Pakistani politician

Nazeer Abbasi (10 April 1953 – 9 August 1980) was the youngest member of the Central Committee of the Communist Party of Pakistan. He was tortured to death on 9 August 1980 during the government of Muhammad Zia-ul-Haq while in the custody of the Field Intelligence Unit (FIU) of the Pakistan Army. His family has accused former ISI operative Brigadier Imtiaz Ahmed Billa of torturing and killing Abbasi while in his custody.
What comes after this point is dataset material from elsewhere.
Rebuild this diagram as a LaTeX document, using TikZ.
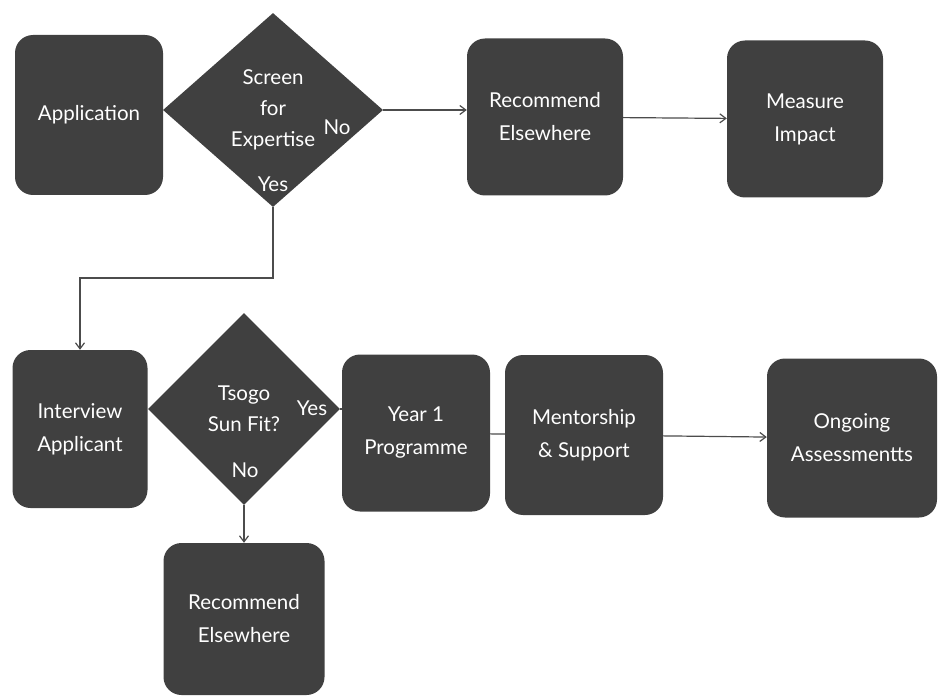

His family said post-mortem reports revealed death as a result of torture and claimed that Benazir Bhutto "herself had informed" Abbasi's wife over Imtiaz Billa's involvement.

==Early life==
Abbasi was born to Jan Muhammad Abbasi and Qamar-ul-Nisa in Tando Allahyar, Sindh, Pakistan on 10 April 1953. After completing his intermediate education, he Started working at Municipal Committee Tando Allahyar and Organized a Union of Municipal Workers. He went on to study at the Sindh University where he got B.Sc. in Political science. He married Hameeda Ghanghro on 4 February 1978 and had a daughter, Zarqa Abbasi.

==Political career==
He started politics during student life. He was first arrested as a member of Azad Marorra Students Federation in 1969, which was demanding the publication of the electoral voter lists in Sindhi language. In prison he met communists and leaders of National Students Federation. In jail he was influenced by fellow political prisoners belonging to Sindh National Students Federation, an organization which he joined, and later became leader of. Abbasi was arrested again in May 1978 by military during the dictatorship of Zia-ul-Haq charged with publication of clandestine monthly Halchal and was sent to notorious prison Quli Camp, Quetta.

During that period many of the members of Sindh National Students Federation and Sindh Hari Committee were arrested from all over Sindh. He was arrested again by the Field Intelligence Unit (FIU) of Pakistan Army's Brigadier Billa from Karachi on 30 July 1980, along with Professor Jamal Naqvi, Amarlal, Kamal Warsi and Shabbir Shar, who were later joined by Sohail Sangi, Badar Abro and others.

Abbasi was arrested on 30 July 1980 with other party workers. He was killed while the rest of the group were tried in a military court in what came to be known as the Jam Saqi case.

==Death==
Nazeer Abbasi was tortured to death on 9 August 1980.